OBJECTIVE.
The lines from the top of the material below through the line containing "import plotly.graph_objects as go" are to be printed exactly, with pictures omitted.

((

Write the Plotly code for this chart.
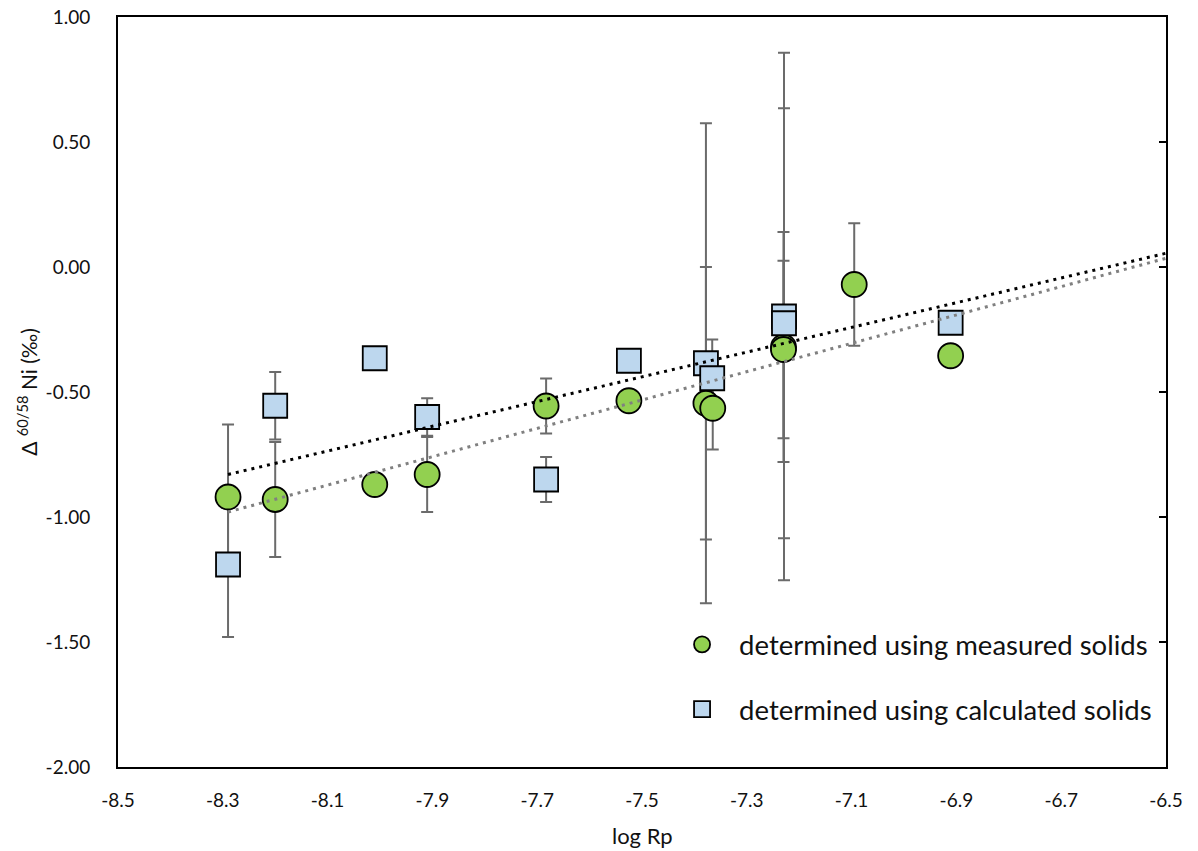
import plotly.graph_objects as go

# ---- data ----
x_meas = [-8.29, -8.20, -8.01, -7.91, -7.683, -7.525, -7.378, -7.365, -7.23, -7.23, -7.095, -6.911]
y_meas = [-0.92, -0.93, -0.87, -0.83, -0.556, -0.535, -0.545, -0.565, -0.32, -0.33, -0.07, -0.355]
e_meas = [0.29, 0.23, 0.0, 0.15, 0.11, 0.0, 0.545, 0.165, 0.46, 0.355, 0.245, 0.0]

x_calc = [-8.29, -8.20, -8.01, -7.91, -7.683, -7.525, -7.378, -7.366, -7.229, -7.229, -6.911]
y_calc = [-1.19, -0.555, -0.365, -0.60, -0.85, -0.375, -0.385, -0.445, -0.198, -0.225, -0.223]
e_calc = [0.29, 0.135, 0.0, 0.075, 0.09, 0.0, 0.96, 0.155, 1.055, 0.86, 0.0]

trend_x = [-8.29, -6.5]
trend_calc = [-0.83, 0.055]
trend_meas = [-0.98, 0.035]

x_ticks = [-8.5, -8.3, -8.1, -7.9, -7.7, -7.5, -7.3, -7.1, -6.9, -6.7, -6.5]
y_ticks = [-2.0, -1.5, -1.0, -0.5, 0.0, 0.5, 1.0]

FONT = "Lato"
TXT = "#111111"
ERR_COLOR = "#6b6b6b"
GREEN = "#92D050"
BLUE = "#BDD7EE"

fig = go.Figure()

# error bars (drawn beneath all markers)
for xs, ys, es in [(x_meas, y_meas, e_meas), (x_calc, y_calc, e_calc)]:
    fig.add_trace(go.Scatter(
        x=xs, y=ys, mode="markers",
        marker=dict(size=2, opacity=0),
        error_y=dict(type="data", array=es, visible=True, color=ERR_COLOR,
                     thickness=2, width=6),
        showlegend=False, hoverinfo="skip"))

# markers
fig.add_trace(go.Scatter(
    x=x_meas, y=y_meas, mode="markers",
    name="determined using measured solids",
    marker=dict(symbol="circle", size=25, color=GREEN,
                line=dict(color="black", width=1.8)),
    legendgroup="a"))
fig.add_trace(go.Scatter(
    x=x_calc, y=y_calc, mode="markers",
    name="determined using calculated solids",
    marker=dict(symbol="square", size=24, color=BLUE,
                line=dict(color="black", width=1.8)),
    legendgroup="b"))

# trend lines
fig.add_trace(go.Scatter(
    x=trend_x, y=trend_calc, mode="lines",
    line=dict(color="black", width=3, dash="3px,5px"),
    showlegend=False, hoverinfo="skip"))
fig.add_trace(go.Scatter(
    x=trend_x, y=trend_meas, mode="lines",
    line=dict(color="#808080", width=3, dash="3px,5px"),
    showlegend=False, hoverinfo="skip"))

# secondary y axis just for the inside ticks on the right frame
fig.add_trace(go.Scatter(x=[None], y=[None], yaxis="y2", showlegend=False,
                         hoverinfo="skip"))

fig.update_layout(
    width=1198, height=851,
    margin=dict(l=118, r=32, t=17, b=84, autoexpand=False),
    paper_bgcolor="white", plot_bgcolor="white",
    font=dict(family=FONT, size=19, color=TXT),
    showlegend=True,
    legend=dict(
        x=0.522, y=0.12, xanchor="left", yanchor="middle",
        bgcolor="rgba(0,0,0,0)", borderwidth=0,
        font=dict(family=FONT, size=27.5, color=TXT),
        traceorder="grouped", tracegroupgap=26,
        itemwidth=64,
    ),
    xaxis=dict(
        range=[-8.5, -6.5], tickvals=x_ticks,
        ticktext=[f"{v:.1f}" for v in x_ticks],
        showgrid=False, zeroline=False, automargin=False,
        showline=True, linecolor="black", linewidth=2, mirror=True,
        ticks="", ticklabelstandoff=15, ticklabeloverflow="allow",
        tickfont=dict(family=FONT, size=19, color=TXT),
    ),
    yaxis=dict(
        range=[-2.0, 1.0], tickvals=y_ticks,
        ticktext=[f"{v:.2f}" for v in y_ticks],
        showgrid=False, zeroline=False, automargin=False,
        showline=True, linecolor="black", linewidth=2, mirror=True,
        ticks="", ticklabelstandoff=22, ticklabeloverflow="allow",
        tickfont=dict(family=FONT, size=19, color=TXT),
    ),
    yaxis2=dict(
        overlaying="y", side="right", range=[-2.0, 1.0], automargin=False,
        tickvals=[-1.5, -1.0, -0.5, 0.0, 0.5],
        ticks="inside", ticklen=7, tickwidth=1.5, tickcolor="black",
        showticklabels=False, showgrid=False, zeroline=False, showline=False,
    ),
    annotations=[
        dict(text="log Rp", xref="paper", yref="paper", x=0.5, y=-0.091,
             xanchor="center", yanchor="middle", showarrow=False,
             font=dict(family=FONT, size=22, color=TXT)),
        dict(text="Δ <sup>60/58</sup> Ni (‰)", xref="paper", yref="paper",
             x=-0.087, y=0.5, xanchor="center", yanchor="middle",
             textangle=-90, showarrow=False,
             font=dict(family=FONT, size=21, color=TXT)),
    ],
)

# remove the default page margin so the figure fills the window exactly
fig.write_html("out.html", config={"displayModeBar": False},
               post_script="document.body.style.margin='0';")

))

FULL RESPONSE.
Write the Plotly code for this chart.
import plotly.graph_objects as go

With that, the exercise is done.